Hawaiian Electric Industries (HEI) is set to resolve eight shareholder lawsuits related to the 2023 Maui wildfires, utilizing $100 million in insurance proceeds for the settlement. This development underscores the continuing financial and legal fallout from the wildfires, which have significantly impacted the company, its investors, and the broader Hawaiian economy. The lawsuits targeted HEI leadership, alleging insufficient disclosure of wildfire risks before the tragic events, which resulted in substantial losses and widespread devastation across Maui.
This settlement signifies a critical moment for HEI, offering a degree of closure for shareholders and stakeholders while mitigating further legal costs. The decision to tap into insurance funds reflects a strategic move to manage liabilities and preserve financial stability. Investopedia reported that the wildfires caused $5.5 billion in damages and killed over 100 people, underscoring the severity of the situation and the importance of accountability.
For Hawaii's business community, particularly entrepreneurs and investors, this settlement presents several implications. Firstly, it highlights the importance of comprehensive risk assessment and transparency, especially for businesses with operations in areas prone to natural disasters. Investors are likely to scrutinize companies' risk management strategies more closely, potentially influencing investment decisions. Secondly, the settlement’s financial impact on HEI, even with insurance coverage, could affect the utility's future investment in infrastructure, renewable energy projects, and overall operational capacity. Smart Cities Dive reported that Hawaiian Electric Industries would pay $1.99 billion under a pending global agreement, demonstrating the magnitude of the financial burden. The recovery and rebuilding efforts on Maui, including initiatives like the One ʻOhana Initiative, may depend on the financial health of key players like HEI.

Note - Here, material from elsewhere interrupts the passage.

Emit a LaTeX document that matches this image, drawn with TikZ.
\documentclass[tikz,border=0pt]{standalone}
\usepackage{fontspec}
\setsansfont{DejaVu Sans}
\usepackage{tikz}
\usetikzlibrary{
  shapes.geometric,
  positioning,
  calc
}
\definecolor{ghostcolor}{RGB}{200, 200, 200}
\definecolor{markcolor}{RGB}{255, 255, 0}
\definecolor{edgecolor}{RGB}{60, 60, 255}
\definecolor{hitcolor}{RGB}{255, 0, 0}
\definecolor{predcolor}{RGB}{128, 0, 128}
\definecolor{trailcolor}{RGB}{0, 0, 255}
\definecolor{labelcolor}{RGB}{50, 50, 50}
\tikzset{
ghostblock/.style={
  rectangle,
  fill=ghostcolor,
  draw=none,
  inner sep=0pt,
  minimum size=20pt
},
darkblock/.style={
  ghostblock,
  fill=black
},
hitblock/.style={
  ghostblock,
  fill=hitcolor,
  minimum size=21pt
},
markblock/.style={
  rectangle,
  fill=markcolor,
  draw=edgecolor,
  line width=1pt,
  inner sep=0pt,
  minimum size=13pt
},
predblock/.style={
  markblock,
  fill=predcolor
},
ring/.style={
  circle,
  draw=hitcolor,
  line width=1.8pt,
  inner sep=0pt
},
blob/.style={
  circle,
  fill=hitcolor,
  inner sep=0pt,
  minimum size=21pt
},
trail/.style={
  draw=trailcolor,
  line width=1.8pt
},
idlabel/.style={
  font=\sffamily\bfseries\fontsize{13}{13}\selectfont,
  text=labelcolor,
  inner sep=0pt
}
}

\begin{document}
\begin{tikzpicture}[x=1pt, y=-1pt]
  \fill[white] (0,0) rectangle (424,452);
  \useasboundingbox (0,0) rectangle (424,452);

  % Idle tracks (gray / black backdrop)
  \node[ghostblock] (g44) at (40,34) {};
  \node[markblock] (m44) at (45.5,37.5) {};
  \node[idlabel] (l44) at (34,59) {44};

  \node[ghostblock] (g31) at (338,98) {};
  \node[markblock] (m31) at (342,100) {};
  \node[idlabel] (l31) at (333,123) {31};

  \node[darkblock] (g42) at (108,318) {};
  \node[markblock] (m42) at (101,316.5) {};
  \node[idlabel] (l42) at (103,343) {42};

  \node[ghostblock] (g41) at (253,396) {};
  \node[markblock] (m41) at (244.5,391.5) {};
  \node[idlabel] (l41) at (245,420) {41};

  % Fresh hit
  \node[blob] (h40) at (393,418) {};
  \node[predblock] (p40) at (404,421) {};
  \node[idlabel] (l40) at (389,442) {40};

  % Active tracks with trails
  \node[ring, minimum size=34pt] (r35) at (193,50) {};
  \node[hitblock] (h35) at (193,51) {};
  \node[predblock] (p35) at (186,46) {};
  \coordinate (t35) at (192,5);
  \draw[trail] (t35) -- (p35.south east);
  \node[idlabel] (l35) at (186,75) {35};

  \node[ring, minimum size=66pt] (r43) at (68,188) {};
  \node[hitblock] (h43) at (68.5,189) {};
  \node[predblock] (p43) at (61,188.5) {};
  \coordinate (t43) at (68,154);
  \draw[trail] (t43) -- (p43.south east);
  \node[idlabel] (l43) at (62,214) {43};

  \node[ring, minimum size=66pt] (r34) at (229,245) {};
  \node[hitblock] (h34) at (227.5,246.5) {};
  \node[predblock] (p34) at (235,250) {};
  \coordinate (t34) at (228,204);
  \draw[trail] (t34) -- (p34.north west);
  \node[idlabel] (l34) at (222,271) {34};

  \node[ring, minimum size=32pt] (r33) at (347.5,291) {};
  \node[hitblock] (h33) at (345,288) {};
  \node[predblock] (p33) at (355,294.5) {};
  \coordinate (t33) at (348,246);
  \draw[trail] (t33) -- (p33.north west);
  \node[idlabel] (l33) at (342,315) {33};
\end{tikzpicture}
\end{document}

Moreover, the settlement outcome can influence the regulatory environment. There could be increased scrutiny from regulatory bodies regarding utility companies' disclosures and preparedness measures. This could lead to stricter compliance requirements, necessitating additional investment in safety and transparency measures. For those in related sectors, greater emphasis on disaster preparedness and business continuity planning could create new opportunities for specialized services and technologies tailored to mitigating such risks. HEI's commitment to avoiding rate increases to cover settlements, as stated by Civil Beat, highlights the company's approach to financial management amid the crisis’s aftermath.